Lines that hold the string "this" are to be counted; give only their number.

####

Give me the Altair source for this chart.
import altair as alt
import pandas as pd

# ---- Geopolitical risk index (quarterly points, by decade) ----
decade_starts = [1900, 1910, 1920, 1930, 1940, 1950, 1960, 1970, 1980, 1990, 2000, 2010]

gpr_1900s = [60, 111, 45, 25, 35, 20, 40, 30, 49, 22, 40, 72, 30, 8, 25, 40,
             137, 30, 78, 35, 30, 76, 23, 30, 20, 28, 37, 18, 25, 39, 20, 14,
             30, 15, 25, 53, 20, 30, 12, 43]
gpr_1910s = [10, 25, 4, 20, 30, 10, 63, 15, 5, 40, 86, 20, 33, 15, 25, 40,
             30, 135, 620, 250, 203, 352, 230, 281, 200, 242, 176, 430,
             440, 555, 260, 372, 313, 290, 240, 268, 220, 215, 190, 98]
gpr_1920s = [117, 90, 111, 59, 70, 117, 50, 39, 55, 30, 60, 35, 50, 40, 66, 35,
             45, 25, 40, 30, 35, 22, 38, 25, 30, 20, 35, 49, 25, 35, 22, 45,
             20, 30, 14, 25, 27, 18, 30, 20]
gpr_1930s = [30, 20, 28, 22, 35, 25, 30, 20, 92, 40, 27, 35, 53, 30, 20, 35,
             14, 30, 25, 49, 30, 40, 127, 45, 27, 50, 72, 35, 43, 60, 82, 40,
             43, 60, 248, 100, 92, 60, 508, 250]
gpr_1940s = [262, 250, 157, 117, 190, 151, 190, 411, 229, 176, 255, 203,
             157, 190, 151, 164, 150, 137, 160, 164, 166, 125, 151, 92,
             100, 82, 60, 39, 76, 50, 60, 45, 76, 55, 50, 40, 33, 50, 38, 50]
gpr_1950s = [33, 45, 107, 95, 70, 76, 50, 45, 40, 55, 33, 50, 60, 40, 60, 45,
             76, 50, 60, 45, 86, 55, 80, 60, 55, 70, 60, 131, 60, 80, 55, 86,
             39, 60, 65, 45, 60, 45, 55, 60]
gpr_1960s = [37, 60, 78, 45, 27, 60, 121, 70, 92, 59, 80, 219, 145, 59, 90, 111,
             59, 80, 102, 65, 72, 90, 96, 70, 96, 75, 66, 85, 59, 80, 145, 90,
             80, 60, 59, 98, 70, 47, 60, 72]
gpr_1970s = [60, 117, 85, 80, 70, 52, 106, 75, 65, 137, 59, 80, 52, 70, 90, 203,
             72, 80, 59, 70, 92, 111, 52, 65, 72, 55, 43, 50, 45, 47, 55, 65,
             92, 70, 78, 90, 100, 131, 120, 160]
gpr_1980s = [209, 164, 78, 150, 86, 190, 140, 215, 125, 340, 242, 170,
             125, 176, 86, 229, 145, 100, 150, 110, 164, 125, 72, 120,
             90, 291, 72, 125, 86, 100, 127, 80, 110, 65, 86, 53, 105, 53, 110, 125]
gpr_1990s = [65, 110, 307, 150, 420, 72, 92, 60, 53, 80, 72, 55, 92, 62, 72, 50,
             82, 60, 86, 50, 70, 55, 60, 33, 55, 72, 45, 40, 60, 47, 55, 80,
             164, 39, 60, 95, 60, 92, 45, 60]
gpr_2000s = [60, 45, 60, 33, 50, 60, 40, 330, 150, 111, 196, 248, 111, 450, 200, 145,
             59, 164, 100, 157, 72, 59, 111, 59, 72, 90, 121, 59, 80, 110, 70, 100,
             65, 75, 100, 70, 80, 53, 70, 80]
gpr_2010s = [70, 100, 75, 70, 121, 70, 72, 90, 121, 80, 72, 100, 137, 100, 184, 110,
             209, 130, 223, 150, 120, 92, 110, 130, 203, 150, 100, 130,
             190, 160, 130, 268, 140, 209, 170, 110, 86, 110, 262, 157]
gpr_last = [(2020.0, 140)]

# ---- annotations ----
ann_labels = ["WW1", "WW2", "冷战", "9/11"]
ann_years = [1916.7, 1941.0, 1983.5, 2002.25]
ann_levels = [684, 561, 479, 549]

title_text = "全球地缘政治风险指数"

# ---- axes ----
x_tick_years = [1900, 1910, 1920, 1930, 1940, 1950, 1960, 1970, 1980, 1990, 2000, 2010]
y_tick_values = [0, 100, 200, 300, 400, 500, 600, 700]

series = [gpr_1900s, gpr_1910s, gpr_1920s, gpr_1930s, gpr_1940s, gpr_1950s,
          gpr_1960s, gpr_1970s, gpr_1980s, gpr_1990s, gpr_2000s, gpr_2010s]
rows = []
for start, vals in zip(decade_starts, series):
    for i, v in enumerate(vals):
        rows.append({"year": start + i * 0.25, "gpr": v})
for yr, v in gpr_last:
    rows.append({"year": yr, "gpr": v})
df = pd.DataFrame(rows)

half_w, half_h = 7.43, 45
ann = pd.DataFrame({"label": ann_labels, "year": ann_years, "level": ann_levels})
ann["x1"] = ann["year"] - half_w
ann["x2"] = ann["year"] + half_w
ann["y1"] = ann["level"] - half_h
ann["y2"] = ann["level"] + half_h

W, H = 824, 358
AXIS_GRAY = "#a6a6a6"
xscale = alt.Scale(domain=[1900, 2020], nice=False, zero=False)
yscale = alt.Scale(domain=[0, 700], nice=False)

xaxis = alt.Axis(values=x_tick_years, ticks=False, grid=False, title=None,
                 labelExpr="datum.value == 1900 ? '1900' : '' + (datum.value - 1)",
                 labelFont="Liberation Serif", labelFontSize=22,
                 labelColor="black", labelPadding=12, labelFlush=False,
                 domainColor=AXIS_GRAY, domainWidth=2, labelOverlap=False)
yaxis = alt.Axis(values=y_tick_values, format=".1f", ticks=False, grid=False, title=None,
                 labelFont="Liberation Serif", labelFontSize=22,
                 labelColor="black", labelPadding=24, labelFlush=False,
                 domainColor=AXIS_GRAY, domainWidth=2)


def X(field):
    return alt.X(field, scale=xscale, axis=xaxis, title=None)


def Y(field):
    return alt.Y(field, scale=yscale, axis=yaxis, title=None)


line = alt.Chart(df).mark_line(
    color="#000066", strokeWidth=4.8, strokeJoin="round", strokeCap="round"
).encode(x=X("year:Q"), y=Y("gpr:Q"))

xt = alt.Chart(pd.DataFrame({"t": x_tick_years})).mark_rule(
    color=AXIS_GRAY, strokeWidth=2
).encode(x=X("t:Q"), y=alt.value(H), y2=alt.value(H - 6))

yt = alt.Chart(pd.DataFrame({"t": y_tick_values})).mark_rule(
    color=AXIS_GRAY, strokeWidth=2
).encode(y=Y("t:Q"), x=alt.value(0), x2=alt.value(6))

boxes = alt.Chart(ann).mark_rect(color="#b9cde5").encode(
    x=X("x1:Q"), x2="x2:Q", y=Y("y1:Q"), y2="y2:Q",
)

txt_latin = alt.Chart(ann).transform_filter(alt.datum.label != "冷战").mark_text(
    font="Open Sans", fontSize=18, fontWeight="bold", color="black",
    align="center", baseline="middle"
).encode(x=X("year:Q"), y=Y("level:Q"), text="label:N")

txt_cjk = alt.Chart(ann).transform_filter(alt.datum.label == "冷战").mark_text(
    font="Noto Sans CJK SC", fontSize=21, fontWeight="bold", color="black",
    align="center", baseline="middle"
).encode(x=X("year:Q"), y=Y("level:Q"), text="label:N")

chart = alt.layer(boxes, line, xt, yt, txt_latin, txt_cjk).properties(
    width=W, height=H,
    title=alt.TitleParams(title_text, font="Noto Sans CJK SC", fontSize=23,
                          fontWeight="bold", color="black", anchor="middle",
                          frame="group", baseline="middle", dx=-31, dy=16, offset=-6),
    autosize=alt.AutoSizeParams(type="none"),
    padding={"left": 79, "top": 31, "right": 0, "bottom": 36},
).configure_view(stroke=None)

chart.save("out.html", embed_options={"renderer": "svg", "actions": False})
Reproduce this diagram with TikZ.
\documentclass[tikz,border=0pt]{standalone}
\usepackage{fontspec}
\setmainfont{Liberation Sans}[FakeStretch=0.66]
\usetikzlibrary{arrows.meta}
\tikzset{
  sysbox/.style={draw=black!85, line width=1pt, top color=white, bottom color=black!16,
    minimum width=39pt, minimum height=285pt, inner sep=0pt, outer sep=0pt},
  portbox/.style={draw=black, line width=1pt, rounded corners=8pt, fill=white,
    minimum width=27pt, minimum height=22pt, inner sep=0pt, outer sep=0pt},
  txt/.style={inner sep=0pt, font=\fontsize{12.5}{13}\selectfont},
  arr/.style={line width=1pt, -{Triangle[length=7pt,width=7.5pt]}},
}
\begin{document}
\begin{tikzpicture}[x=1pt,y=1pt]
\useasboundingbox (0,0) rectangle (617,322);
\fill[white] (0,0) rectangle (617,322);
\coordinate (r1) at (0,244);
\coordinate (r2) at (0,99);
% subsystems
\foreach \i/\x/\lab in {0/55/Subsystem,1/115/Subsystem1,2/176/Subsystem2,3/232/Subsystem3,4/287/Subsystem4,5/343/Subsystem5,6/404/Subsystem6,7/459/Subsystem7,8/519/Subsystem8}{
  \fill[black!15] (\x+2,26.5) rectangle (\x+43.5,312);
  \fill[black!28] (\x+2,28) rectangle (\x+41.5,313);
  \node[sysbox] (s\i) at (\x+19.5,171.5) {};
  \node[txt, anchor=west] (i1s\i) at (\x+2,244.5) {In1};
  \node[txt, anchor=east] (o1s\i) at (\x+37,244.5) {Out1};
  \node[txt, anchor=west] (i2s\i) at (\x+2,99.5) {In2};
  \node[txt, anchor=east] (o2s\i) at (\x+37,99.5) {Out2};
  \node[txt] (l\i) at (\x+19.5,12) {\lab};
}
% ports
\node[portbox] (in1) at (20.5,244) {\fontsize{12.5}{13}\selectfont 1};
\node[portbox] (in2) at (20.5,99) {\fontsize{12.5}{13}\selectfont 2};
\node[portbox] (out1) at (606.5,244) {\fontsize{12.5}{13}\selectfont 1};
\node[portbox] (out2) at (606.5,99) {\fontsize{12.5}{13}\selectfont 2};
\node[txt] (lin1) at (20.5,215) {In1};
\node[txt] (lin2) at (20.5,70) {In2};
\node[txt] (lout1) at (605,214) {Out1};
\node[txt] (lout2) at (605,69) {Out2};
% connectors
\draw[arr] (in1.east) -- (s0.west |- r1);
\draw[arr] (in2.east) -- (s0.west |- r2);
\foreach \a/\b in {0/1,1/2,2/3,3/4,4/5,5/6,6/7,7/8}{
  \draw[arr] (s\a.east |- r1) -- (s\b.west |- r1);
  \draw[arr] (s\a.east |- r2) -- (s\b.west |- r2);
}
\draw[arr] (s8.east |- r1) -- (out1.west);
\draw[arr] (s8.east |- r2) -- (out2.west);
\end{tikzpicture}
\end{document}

####

**FULL OUTPUT:** 2